ALAC Chief Executive Officer Gerard Vaughan said in order for local body planning to effectively address ways to minimise alcohol-related harm, information about the impact of liquor outlets on local areas was needed.

“We have now for the first time a New Zealand model that can be used by local authorities to map the impacts of extra outlets.”

Mr Vaughan said the research comes just weeks before the Law Commission is due to release its recommendations to Government on reforming New Zealand’s alcohol laws.

“Options being considered by the Commission to recommend to Government include widening the grounds for refusing liquor licences to include things like outlet density. This model would allow communities to map the effect extra licences would have in their area and give them a real say in what happens in their neighbourhood.”

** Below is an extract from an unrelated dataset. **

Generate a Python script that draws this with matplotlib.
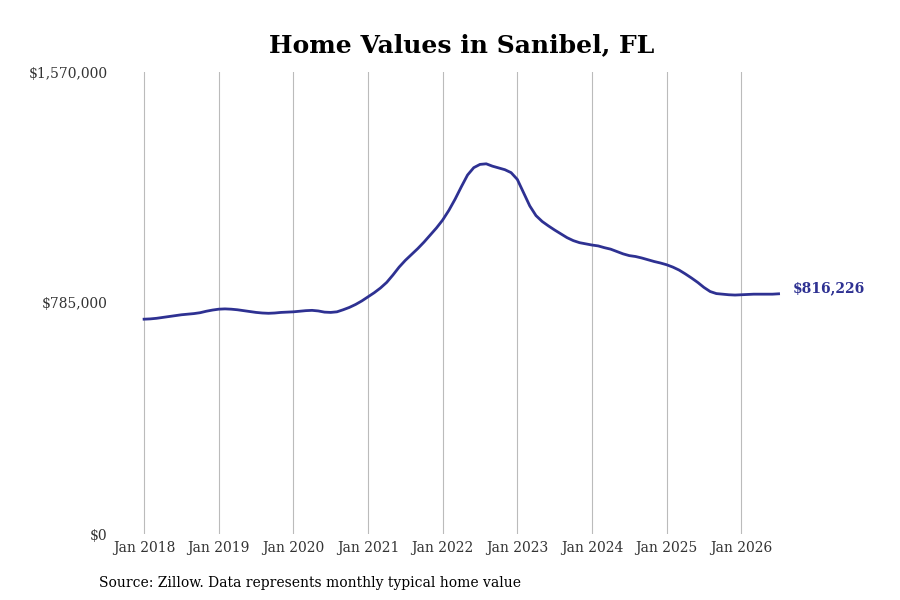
import matplotlib
matplotlib.use('Agg')
import matplotlib.pyplot as plt
import matplotlib.ticker as ticker
import numpy as np

plt.rcParams['font.family'] = 'DejaVu Serif'

# monthly typical home value, Jan 2018 .. Jul 2026 (thousands of dollars)
values_2018 = [730, 731, 733, 736, 739, 742, 745, 747, 749, 752, 757, 761]
values_2019 = [764, 765, 764, 762, 759, 756, 753, 751, 750, 751, 753, 754]
values_2020 = [755, 757, 759, 760, 758, 754, 753, 755, 762, 770, 780, 792]
values_2021 = [806, 820, 836, 855, 880, 907, 930, 950, 970, 992, 1016, 1040]
values_2022 = [1067, 1100, 1138, 1180, 1220, 1245, 1256, 1258, 1250, 1244, 1238, 1228]
values_2023 = [1205, 1160, 1115, 1082, 1062, 1047, 1033, 1020, 1007, 997, 990, 986]
values_2024 = [982, 979, 973, 968, 960, 952, 946, 943, 938, 932, 926, 921]
values_2025 = [915, 907, 897, 884, 870, 855, 838, 824, 817, 815, 813, 812]
values_2026 = [813, 814, 815, 815, 815, 815, 816.226]

year_labels = ['Jan 2018', 'Jan 2019', 'Jan 2020', 'Jan 2021', 'Jan 2022',
               'Jan 2023', 'Jan 2024', 'Jan 2025', 'Jan 2026']
y_ticks = [0, 785000, 1570000]

values = np.array(values_2018 + values_2019 + values_2020 + values_2021 + values_2022
                  + values_2023 + values_2024 + values_2025 + values_2026) * 1000
months = np.arange(len(values))

line_color = '#2e3192'

fig = plt.figure(figsize=(9, 6), dpi=100)
ax = fig.add_axes([0.129, 0.11, 0.743, 0.77])

ax.plot(months, values, color=line_color, linewidth=2)

ax.set_xlim(-4.5, 103)
ax.set_ylim(0, 1570000)
ax.set_xticks(np.arange(len(year_labels)) * 12)
ax.set_xticklabels(year_labels)
ax.set_yticks(y_ticks)
ax.yaxis.set_major_formatter(ticker.FuncFormatter(lambda v, _: f'${v:,.0f}'))
ax.tick_params(axis='both', length=0, labelsize=10, colors='#333333')
ax.tick_params(axis='x', pad=5)
ax.tick_params(axis='y', pad=6)
ax.grid(axis='x', color='#bbbbbb', linewidth=0.8)
ax.set_axisbelow(True)
for s in ax.spines.values():
    s.set_visible(False)

ax.annotate(f'${values[-1]:,.0f}', xy=(months[-1], values[-1]), xytext=(10, 4),
            textcoords='offset points', va='center', ha='left',
            fontsize=10, fontweight='bold', color=line_color)

fig.text(0.513, 0.925, 'Home Values in Sanibel, FL', ha='center', va='center',
         fontsize=18, fontweight='bold')
fig.text(0.11, 0.029, 'Source: Zillow. Data represents monthly typical home value',
         ha='left', va='center', fontsize=10)

fig.savefig('out.png', dpi=100)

Waikato University research associate Dr Michael Cameron said although the Manukau results were specific to that area, the model that had been developed could be used in other areas to determine what impact extra liquor outlets would have on a district.

The research showed higher liquor outlet density of both on and off-licences was associated with higher numbers of total police events.

In particular, off-licence density was associated with higher levels of anti-social behaviour, drug and alcohol offences, family violence, property abuse, property damage, traffic offences and motor vehicle accidents.

Density of clubs and bars was associated with higher levels of anti-social behaviour, dishonesty offences, drug and alcohol offences, property abuse, property damage, sexual offences, traffic offences, and violent offences.

Density of restaurants and cafes was associated with higher levels of dishonesty offences, property abuse, traffic offences, and motor vehicle accidents.

Total police events were based on all police attendances recorded in the New Zealand Police database from 1 July 2008 to 30 June 2009. (A police attendance may not necessarily lead to anyone being charged with an offence.)

Manukau City Council Senior Policy analyst Paul Wilson said the research supported what the community had been telling the council and would be used to inform the new Auckland Council on how alcohol-related harm could be addressed.